PROBLEM TO WORK ON. Please copy the lines below exactly, from the first one through the line showing "of plating] (outer)".

◇ ◇ ◇ ◇

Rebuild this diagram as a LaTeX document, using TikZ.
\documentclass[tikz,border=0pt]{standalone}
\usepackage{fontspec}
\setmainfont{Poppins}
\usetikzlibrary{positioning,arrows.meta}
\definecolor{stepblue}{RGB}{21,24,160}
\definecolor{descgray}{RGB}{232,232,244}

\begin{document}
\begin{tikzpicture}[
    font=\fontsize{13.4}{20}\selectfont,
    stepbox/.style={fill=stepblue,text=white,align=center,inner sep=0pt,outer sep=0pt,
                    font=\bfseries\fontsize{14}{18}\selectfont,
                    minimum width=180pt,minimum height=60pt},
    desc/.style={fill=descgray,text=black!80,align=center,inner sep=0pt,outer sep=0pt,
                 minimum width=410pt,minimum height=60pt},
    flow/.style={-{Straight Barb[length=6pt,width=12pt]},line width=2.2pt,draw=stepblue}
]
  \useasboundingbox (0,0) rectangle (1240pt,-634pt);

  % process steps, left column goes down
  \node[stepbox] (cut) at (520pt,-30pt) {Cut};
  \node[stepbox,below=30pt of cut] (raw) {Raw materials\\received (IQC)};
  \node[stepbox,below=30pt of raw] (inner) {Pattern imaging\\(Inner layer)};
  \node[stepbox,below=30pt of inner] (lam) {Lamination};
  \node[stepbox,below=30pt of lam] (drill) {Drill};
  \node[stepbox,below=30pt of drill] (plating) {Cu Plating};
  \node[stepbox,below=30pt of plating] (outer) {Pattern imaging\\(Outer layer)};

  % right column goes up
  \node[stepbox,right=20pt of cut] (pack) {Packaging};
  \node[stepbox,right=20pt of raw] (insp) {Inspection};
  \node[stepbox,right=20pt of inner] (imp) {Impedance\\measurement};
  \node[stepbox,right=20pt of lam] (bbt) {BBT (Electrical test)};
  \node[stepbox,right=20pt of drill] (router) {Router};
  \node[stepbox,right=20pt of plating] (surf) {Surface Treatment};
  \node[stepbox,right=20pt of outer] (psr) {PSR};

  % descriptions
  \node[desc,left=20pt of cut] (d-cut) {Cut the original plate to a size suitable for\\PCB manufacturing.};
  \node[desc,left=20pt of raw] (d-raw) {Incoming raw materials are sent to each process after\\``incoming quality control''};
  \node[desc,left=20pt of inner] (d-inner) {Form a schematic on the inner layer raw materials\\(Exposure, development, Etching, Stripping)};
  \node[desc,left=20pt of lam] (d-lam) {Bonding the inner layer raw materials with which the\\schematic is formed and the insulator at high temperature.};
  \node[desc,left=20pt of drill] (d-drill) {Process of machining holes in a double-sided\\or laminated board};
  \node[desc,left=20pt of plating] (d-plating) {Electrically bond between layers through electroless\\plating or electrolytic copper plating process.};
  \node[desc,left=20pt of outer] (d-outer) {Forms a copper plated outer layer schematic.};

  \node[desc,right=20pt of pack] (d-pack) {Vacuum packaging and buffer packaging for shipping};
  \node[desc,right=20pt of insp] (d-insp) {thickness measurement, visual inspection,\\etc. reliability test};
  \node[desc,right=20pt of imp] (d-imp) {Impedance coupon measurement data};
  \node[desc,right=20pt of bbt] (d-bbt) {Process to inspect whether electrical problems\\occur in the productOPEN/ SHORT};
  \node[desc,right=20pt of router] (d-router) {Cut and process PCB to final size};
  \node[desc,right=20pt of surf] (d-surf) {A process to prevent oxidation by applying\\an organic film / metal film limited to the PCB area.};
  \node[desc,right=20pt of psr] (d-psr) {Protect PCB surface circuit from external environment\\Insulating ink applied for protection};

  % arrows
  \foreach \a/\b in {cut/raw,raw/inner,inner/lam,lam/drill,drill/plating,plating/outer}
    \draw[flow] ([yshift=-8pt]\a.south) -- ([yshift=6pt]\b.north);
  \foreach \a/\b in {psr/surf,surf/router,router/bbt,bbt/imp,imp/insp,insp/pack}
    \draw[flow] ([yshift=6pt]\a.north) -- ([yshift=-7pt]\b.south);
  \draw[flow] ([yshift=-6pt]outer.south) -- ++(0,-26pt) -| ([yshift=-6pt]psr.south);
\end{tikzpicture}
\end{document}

◇ ◇ ◇ ◇

EXERCISE RESPONSE.
Rebuild this diagram as a LaTeX document, using TikZ.
\documentclass[tikz,border=0pt]{standalone}
\usepackage{fontspec}
\setmainfont{Poppins}
\usetikzlibrary{positioning,arrows.meta}
\definecolor{stepblue}{RGB}{21,24,160}
\definecolor{descgray}{RGB}{232,232,244}

\begin{document}
\begin{tikzpicture}[
    font=\fontsize{13.4}{20}\selectfont,
    stepbox/.style={fill=stepblue,text=white,align=center,inner sep=0pt,outer sep=0pt,
                    font=\bfseries\fontsize{14}{18}\selectfont,
                    minimum width=180pt,minimum height=60pt},
    desc/.style={fill=descgray,text=black!80,align=center,inner sep=0pt,outer sep=0pt,
                 minimum width=410pt,minimum height=60pt},
    flow/.style={-{Straight Barb[length=6pt,width=12pt]},line width=2.2pt,draw=stepblue}
]
  \useasboundingbox (0,0) rectangle (1240pt,-634pt);

  % process steps, left column goes down
  \node[stepbox] (cut) at (520pt,-30pt) {Cut};
  \node[stepbox,below=30pt of cut] (raw) {Raw materials\\received (IQC)};
  \node[stepbox,below=30pt of raw] (inner) {Pattern imaging\\(Inner layer)};
  \node[stepbox,below=30pt of inner] (lam) {Lamination};
  \node[stepbox,below=30pt of lam] (drill) {Drill};
  \node[stepbox,below=30pt of drill] (plating) {Cu Plating};
  \node[stepbox,below=30pt of plating] (outer) {Pattern imaging\\(Outer layer)};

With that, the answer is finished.